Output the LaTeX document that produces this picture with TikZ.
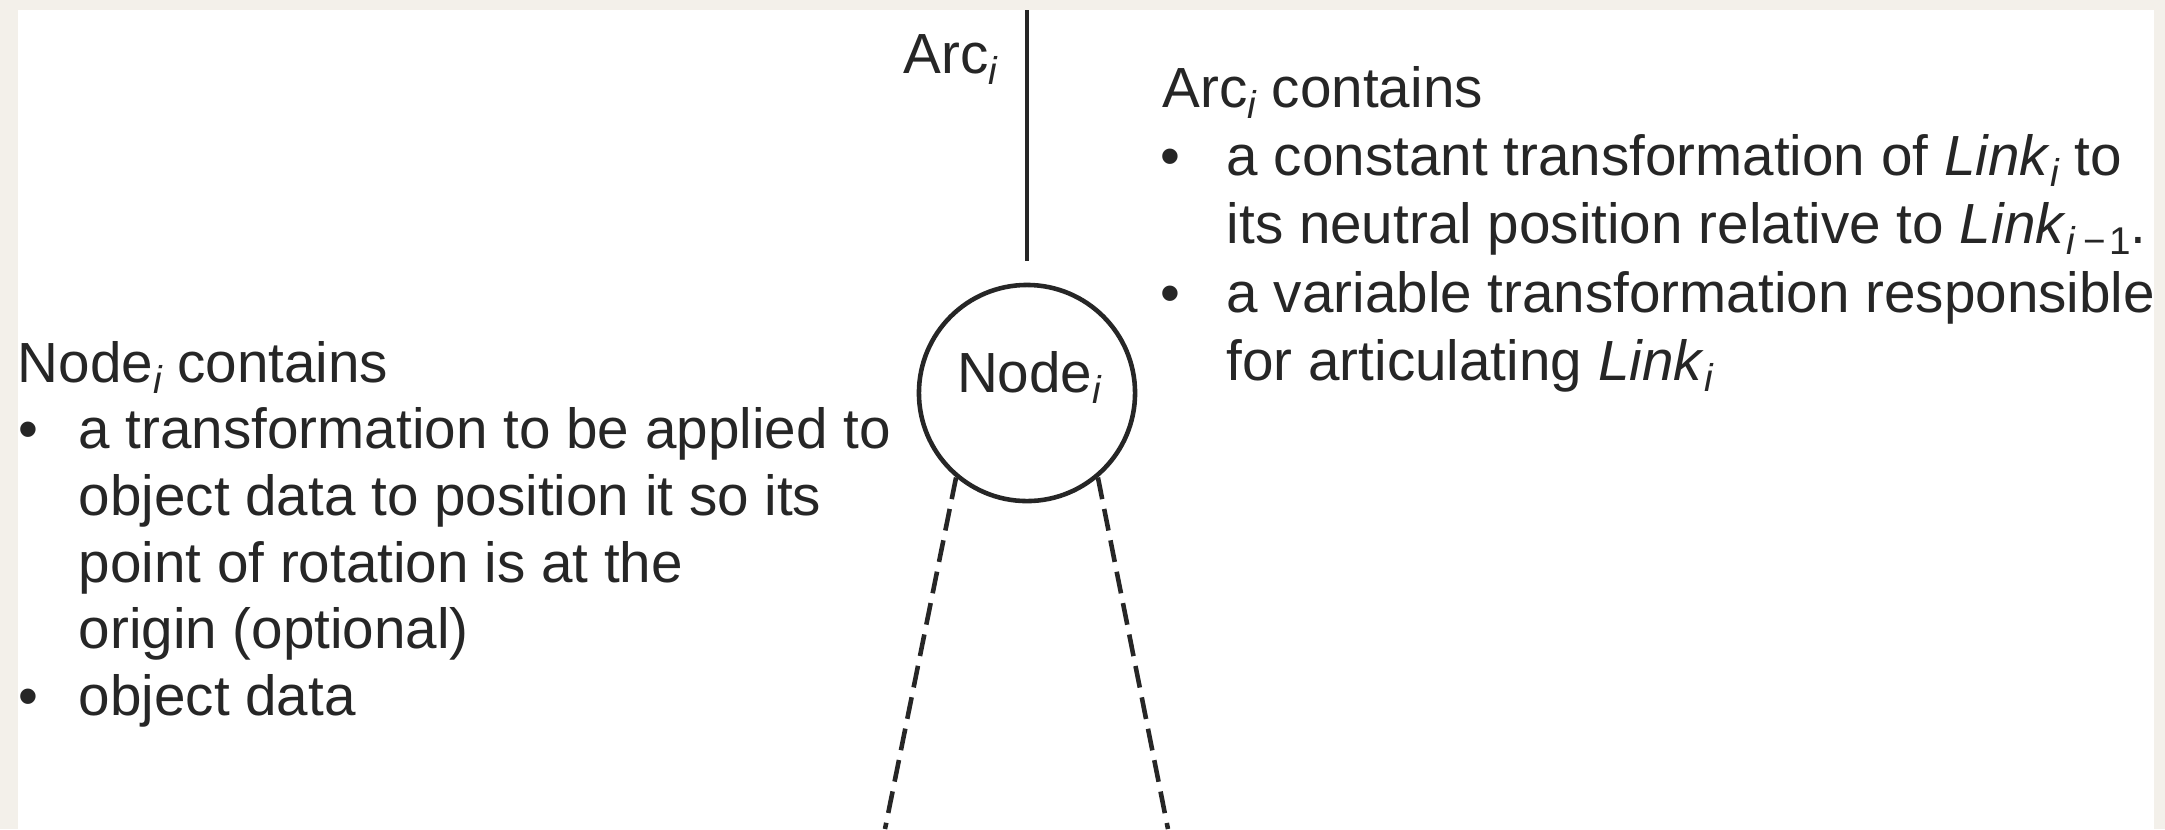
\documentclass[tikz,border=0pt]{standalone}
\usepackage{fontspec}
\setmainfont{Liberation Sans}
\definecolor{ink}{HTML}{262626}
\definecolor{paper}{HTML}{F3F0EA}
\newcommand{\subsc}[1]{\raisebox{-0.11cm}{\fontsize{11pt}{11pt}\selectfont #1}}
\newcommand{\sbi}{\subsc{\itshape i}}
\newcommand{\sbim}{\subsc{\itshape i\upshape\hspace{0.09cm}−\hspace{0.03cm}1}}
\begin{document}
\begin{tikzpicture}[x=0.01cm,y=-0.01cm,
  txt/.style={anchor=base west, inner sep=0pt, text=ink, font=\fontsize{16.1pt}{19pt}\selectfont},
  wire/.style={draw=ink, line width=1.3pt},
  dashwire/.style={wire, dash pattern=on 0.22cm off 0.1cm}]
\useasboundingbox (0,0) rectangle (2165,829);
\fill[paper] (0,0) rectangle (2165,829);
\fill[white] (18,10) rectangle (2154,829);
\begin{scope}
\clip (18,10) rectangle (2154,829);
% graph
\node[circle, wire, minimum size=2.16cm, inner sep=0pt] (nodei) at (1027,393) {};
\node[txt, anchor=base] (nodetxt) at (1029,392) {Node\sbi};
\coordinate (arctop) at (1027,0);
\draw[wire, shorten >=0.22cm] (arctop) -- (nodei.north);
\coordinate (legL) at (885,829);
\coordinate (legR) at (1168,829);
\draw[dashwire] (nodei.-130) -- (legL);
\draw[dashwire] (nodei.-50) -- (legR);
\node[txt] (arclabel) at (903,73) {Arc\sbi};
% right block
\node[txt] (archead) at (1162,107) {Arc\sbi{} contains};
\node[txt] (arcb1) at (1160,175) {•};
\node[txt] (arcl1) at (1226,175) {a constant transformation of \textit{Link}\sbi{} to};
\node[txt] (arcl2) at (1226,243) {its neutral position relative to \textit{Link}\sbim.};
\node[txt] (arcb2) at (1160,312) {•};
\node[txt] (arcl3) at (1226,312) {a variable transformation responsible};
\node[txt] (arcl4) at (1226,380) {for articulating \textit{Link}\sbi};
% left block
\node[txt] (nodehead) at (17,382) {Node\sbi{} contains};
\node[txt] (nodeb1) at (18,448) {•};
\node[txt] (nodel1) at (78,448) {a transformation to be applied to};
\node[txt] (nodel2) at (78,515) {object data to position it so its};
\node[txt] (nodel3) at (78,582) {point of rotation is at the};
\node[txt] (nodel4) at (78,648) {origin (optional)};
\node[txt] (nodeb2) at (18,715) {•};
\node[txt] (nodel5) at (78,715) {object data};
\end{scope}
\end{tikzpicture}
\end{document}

===

[EXERCISE DETAILS]
Produce an exact copy of each line of data, skipping embedded images.

[COMPLETED EXERCISE]
Output the LaTeX document that produces this picture with TikZ.
\documentclass[tikz,border=0pt]{standalone}
\usepackage{fontspec}
\setmainfont{Liberation Sans}
\definecolor{ink}{HTML}{262626}
\definecolor{paper}{HTML}{F3F0EA}
\newcommand{\subsc}[1]{\raisebox{-0.11cm}{\fontsize{11pt}{11pt}\selectfont #1}}
\newcommand{\sbi}{\subsc{\itshape i}}
\newcommand{\sbim}{\subsc{\itshape i\upshape\hspace{0.09cm}−\hspace{0.03cm}1}}
\begin{document}
\begin{tikzpicture}[x=0.01cm,y=-0.01cm,
  txt/.style={anchor=base west, inner sep=0pt, text=ink, font=\fontsize{16.1pt}{19pt}\selectfont},
  wire/.style={draw=ink, line width=1.3pt},
  dashwire/.style={wire, dash pattern=on 0.22cm off 0.1cm}]
\useasboundingbox (0,0) rectangle (2165,829);
\fill[paper] (0,0) rectangle (2165,829);
\fill[white] (18,10) rectangle (2154,829);
\begin{scope}
\clip (18,10) rectangle (2154,829);
% graph
\node[circle, wire, minimum size=2.16cm, inner sep=0pt] (nodei) at (1027,393) {};
\node[txt, anchor=base] (nodetxt) at (1029,392) {Node\sbi};
\coordinate (arctop) at (1027,0);
\draw[wire, shorten >=0.22cm] (arctop) -- (nodei.north);
\coordinate (legL) at (885,829);
\coordinate (legR) at (1168,829);
\draw[dashwire] (nodei.-130) -- (legL);
\draw[dashwire] (nodei.-50) -- (legR);
\node[txt] (arclabel) at (903,73) {Arc\sbi};
% right block
\node[txt] (archead) at (1162,107) {Arc\sbi{} contains};
\node[txt] (arcb1) at (1160,175) {•};
\node[txt] (arcl1) at (1226,175) {a constant transformation of \textit{Link}\sbi{} to};
\node[txt] (arcl2) at (1226,243) {its neutral position relative to \textit{Link}\sbim.};
\node[txt] (arcb2) at (1160,312) {•};
\node[txt] (arcl3) at (1226,312) {a variable transformation responsible};
\node[txt] (arcl4) at (1226,380) {for articulating \textit{Link}\sbi};
% left block
\node[txt] (nodehead) at (17,382) {Node\sbi{} contains};
\node[txt] (nodeb1) at (18,448) {•};
\node[txt] (nodel1) at (78,448) {a transformation to be applied to};
\node[txt] (nodel2) at (78,515) {object data to position it so its};
\node[txt] (nodel3) at (78,582) {point of rotation is at the};
\node[txt] (nodel4) at (78,648) {origin (optional)};
\node[txt] (nodeb2) at (18,715) {•};
\node[txt] (nodel5) at (78,715) {object data};
\end{scope}
\end{tikzpicture}
\end{document}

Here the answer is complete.